=== What you should do ===
Leave out the pictures and set down exactly the lines from the start of the listing through the one with "Line, XAxis, YAxis", both included.

=== Information supplied ===
*****

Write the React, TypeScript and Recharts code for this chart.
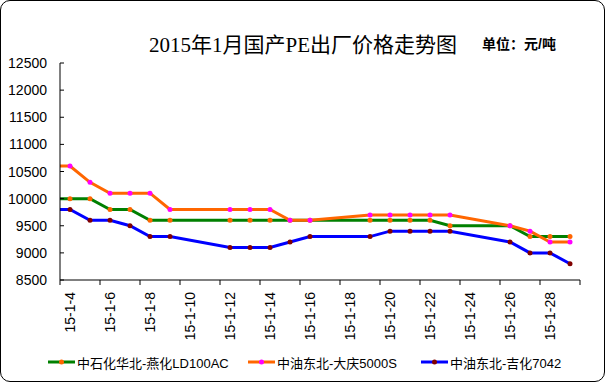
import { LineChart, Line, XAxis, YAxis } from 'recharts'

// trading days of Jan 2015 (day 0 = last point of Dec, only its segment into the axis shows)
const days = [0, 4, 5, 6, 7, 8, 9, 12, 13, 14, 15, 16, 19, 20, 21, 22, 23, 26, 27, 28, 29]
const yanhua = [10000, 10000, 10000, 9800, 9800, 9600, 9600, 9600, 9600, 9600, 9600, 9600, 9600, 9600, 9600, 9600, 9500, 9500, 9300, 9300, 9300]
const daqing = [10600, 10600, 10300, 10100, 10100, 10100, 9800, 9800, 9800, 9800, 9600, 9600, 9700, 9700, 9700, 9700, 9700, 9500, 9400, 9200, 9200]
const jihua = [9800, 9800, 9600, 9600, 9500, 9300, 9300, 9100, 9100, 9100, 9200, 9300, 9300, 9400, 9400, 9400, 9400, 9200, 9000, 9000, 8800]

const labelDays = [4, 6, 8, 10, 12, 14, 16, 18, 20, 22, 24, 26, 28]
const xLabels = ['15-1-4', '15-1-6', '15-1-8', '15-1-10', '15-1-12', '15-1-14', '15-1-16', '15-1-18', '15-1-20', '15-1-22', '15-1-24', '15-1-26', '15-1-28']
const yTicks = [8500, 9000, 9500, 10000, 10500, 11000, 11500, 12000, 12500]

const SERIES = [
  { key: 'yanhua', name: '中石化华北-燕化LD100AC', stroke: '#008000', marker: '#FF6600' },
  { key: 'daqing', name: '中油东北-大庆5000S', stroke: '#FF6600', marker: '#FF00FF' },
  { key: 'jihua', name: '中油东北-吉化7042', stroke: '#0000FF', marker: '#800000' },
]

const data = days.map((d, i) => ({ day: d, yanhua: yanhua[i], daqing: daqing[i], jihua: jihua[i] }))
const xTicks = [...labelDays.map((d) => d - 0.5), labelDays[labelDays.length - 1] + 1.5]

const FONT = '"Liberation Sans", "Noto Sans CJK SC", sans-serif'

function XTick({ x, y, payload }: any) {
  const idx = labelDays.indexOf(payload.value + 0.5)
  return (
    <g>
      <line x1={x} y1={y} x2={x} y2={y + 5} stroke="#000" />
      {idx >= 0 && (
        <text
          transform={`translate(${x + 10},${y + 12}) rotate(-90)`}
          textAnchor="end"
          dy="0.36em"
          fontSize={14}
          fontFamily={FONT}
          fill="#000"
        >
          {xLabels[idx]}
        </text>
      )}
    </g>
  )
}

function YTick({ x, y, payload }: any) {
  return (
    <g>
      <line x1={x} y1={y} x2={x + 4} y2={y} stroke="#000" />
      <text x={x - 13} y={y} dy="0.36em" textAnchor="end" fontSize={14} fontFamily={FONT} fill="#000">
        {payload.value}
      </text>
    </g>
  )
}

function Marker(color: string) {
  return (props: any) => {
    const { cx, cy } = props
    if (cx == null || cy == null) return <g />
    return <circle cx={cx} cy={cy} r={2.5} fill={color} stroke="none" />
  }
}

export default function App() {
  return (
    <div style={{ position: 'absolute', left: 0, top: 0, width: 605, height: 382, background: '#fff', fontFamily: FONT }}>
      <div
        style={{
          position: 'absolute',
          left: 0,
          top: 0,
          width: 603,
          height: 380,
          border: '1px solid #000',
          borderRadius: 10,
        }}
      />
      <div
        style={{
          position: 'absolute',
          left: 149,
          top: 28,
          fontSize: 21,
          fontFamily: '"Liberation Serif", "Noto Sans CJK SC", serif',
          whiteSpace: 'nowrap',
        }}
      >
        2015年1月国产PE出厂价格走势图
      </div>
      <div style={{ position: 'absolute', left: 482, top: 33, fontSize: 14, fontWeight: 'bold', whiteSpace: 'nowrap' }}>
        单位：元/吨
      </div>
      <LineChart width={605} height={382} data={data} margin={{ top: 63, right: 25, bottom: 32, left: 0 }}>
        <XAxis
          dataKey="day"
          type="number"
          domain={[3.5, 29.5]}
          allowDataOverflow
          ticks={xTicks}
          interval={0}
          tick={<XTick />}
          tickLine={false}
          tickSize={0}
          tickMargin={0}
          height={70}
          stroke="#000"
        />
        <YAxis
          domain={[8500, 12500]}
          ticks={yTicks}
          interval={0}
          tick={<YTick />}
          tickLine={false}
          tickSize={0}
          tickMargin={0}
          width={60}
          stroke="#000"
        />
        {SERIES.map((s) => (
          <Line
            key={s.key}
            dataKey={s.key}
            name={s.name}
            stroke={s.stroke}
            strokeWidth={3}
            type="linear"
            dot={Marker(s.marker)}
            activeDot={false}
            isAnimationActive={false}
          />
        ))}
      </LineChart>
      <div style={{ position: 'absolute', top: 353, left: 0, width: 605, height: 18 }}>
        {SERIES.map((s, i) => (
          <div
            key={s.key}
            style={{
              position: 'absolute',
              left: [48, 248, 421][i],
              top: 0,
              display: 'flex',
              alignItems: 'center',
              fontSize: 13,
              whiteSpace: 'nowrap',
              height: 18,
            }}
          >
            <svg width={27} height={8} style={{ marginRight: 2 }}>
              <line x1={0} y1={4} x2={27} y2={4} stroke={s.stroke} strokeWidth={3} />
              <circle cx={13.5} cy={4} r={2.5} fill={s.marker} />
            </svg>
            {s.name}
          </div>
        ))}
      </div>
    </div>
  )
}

*****

=== Result below ===
Write the React, TypeScript and Recharts code for this chart.
import { LineChart, Line, XAxis, YAxis } from 'recharts'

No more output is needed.